新しい仕事場は、神保町の近くなので、猫のいる古レコード店にも行く機会が増えそうだ。早速、仕事を終えて、顔を出すと、玄関で猫と出くわした。
ミャーと怒ったような声をあげて、三毛猫は、ジャンプしてレコード棚の上に登り、「猫ちゃんや~」と声を掛ける客(私だ)を無視し、そそくさと玄関から外に出て行ってしまった。

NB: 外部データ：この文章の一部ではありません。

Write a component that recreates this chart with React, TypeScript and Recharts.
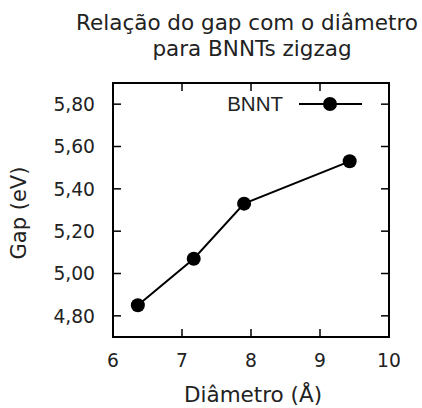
import React from "react";
import { ComposedChart, Line, XAxis, YAxis, ReferenceArea } from "recharts";

// diameter (Å) and band gap (eV) of zigzag BNNTs
const diametro = [6.36, 7.17, 7.9, 9.43];
const gap = [4.85, 5.07, 5.33, 5.53];

const xTicks = [6, 7, 8, 9, 10];
const yTicks = [4.8, 5.0, 5.2, 5.4, 5.6, 5.8];

const titulo = ["Relação do gap com o diâmetro", "para BNNTs zigzag"];
const serieNome = "BNNT";

const data = diametro.map((d, i) => ({ diametro: d, gap: gap[i] }));

const W = 422;
const H = 408;
const PLOT = { left: 113, right: 389, top: 83, bottom: 337 };
const TICK_LEN = 8;
const FONT = "'DejaVu Sans', Verdana, sans-serif";
const INK = "#222";

const fmt = (v: number) => v.toFixed(2).replace(".", ",");

const YTick = (props: any) => {
  const { y, payload } = props;
  return (
    <g>
      <line x1={PLOT.left} x2={PLOT.left + TICK_LEN} y1={y} y2={y} stroke="#000" strokeWidth={1.5} />
      <line x1={PLOT.right - TICK_LEN} x2={PLOT.right} y1={y} y2={y} stroke="#000" strokeWidth={1.5} />
      <text x={95} y={y} dy="0.36em" textAnchor="end" fontFamily={FONT} fontSize={18.7} fill={INK}>
        {fmt(payload.value)}
      </text>
    </g>
  );
};

const XTick = (props: any) => {
  const { x, payload } = props;
  return (
    <g>
      <line x1={x} x2={x} y1={PLOT.bottom} y2={PLOT.bottom - TICK_LEN} stroke="#000" strokeWidth={1.5} />
      <line x1={x} x2={x} y1={PLOT.top} y2={PLOT.top + TICK_LEN} stroke="#000" strokeWidth={1.5} />
      <text x={x} y={367} textAnchor="middle" fontFamily={FONT} fontSize={18.7} fill={INK}>
        {payload.value}
      </text>
    </g>
  );
};

const YLabel = () => (
  <text
    x={26}
    y={213}
    transform="rotate(-90 26 213)"
    textAnchor="middle"
    fontFamily={FONT}
    fontSize={21}
    fill={INK}
  >
    Gap (eV)
  </text>
);

const XLabel = () => (
  <text x={253} y={402} textAnchor="middle" fontFamily={FONT} fontSize={21.5} fill={INK}>
    Diâmetro (Å)
  </text>
);

export default function App() {
  return (
    <div style={{ position: "absolute", left: 0, top: 0, width: W, height: H, background: "#fff" }}>
      <ComposedChart
        width={W}
        height={H}
        data={data}
        margin={{ top: PLOT.top, right: W - PLOT.right, left: 0, bottom: 0 }}
      >
        <XAxis
          dataKey="diametro"
          type="number"
          domain={[6, 10]}
          ticks={xTicks}
          axisLine={false}
          tickLine={false}
          tick={<XTick />}
          height={H - PLOT.bottom}
          label={<XLabel />}
          interval={0}
        />
        <YAxis
          type="number"
          domain={[4.7, 5.9]}
          ticks={yTicks}
          axisLine={false}
          tickLine={false}
          tick={<YTick />}
          width={PLOT.left}
          label={<YLabel />}
          interval={0}
        />
        <ReferenceArea
          x1={6}
          x2={10}
          y1={4.7}
          y2={5.9}
          fill="none"
          fillOpacity={0}
          stroke="#000"
          strokeWidth={2}
        />
        <Line
          dataKey="gap"
          name={serieNome}
          stroke="#000"
          strokeWidth={2}
          dot={{ r: 7, fill: "#000", stroke: "#000", strokeWidth: 0 }}
          activeDot={false}
          isAnimationActive={false}
        />
      </ComposedChart>
      {/* title and key */}
      <svg
        width={W}
        height={H}
        style={{ position: "absolute", left: 0, top: 0, pointerEvents: "none" }}
      >
        <text x={247} y={30} textAnchor="middle" fontFamily={FONT} fontSize={21.5} fill={INK}>
          {titulo[0]}
        </text>
        <text x={252} y={56} textAnchor="middle" fontFamily={FONT} fontSize={21.5} fill={INK}>
          {titulo[1]}
        </text>
        <text
          x={283}
          y={111}
          textAnchor="end"
          fontFamily="'Liberation Sans', Arial, sans-serif"
          fontSize={20.5}
          fill={INK}
        >
          {serieNome}
        </text>
        <line x1={299} x2={362} y1={104} y2={104} stroke="#000" strokeWidth={2} />
        <circle cx={330} cy={104} r={7} fill="#000" />
      </svg>
    </div>
  );
}
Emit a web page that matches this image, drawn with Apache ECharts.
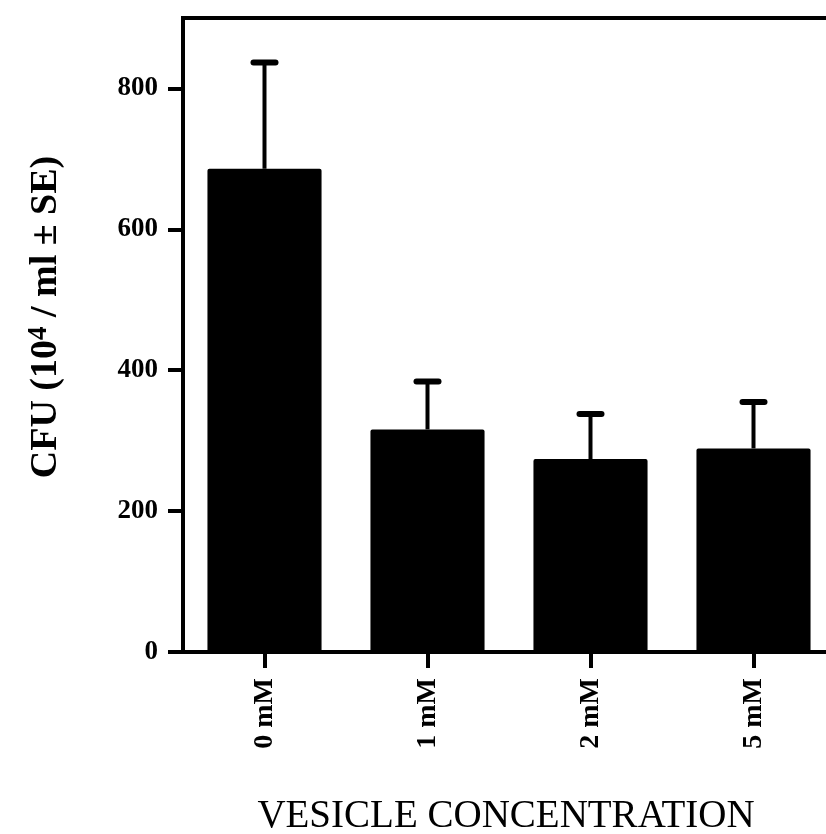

2枚レコードを買って、精算する際、主人に「猫出てっちゃいましたけど」と質問すると、「夜になると元気になるんです。昼はずっと眠っているんですが、やはり夜行性ですねえ。いつも外に遊びに行くんです」という。
神保町の裏道とはいえ、車も人も多い大通りはすぐだ。
「ちゃんと帰って来るんですか」
「明方には、ちゃんと戻ります」
夜、神保町でメスの三毛猫を見つけたら、古レコード店の飼猫である、というわけか。
レコード選びも、無意識に猫の影響をうけたようだ。フリッツ・ライナー指揮のシカゴ・シンフォニー・オーケストラのLPをみつけて買った。米国で活躍したハンガリー生まれのライナー(1888-1963)は、ナチスの脅威から米国に亡命したハンガリーの作曲家ベーラ・バルトーク(1881-1945)を助け、彼の曲を演奏して、米国でバルトークの紹介にあたった。
肩痛に悩まされながらの指揮は、今の指揮者と違って随分と地味なものだ。しかし、正確なテンポを守り、音楽に酔わず、情に流されないクールな演奏が、私は好きだ。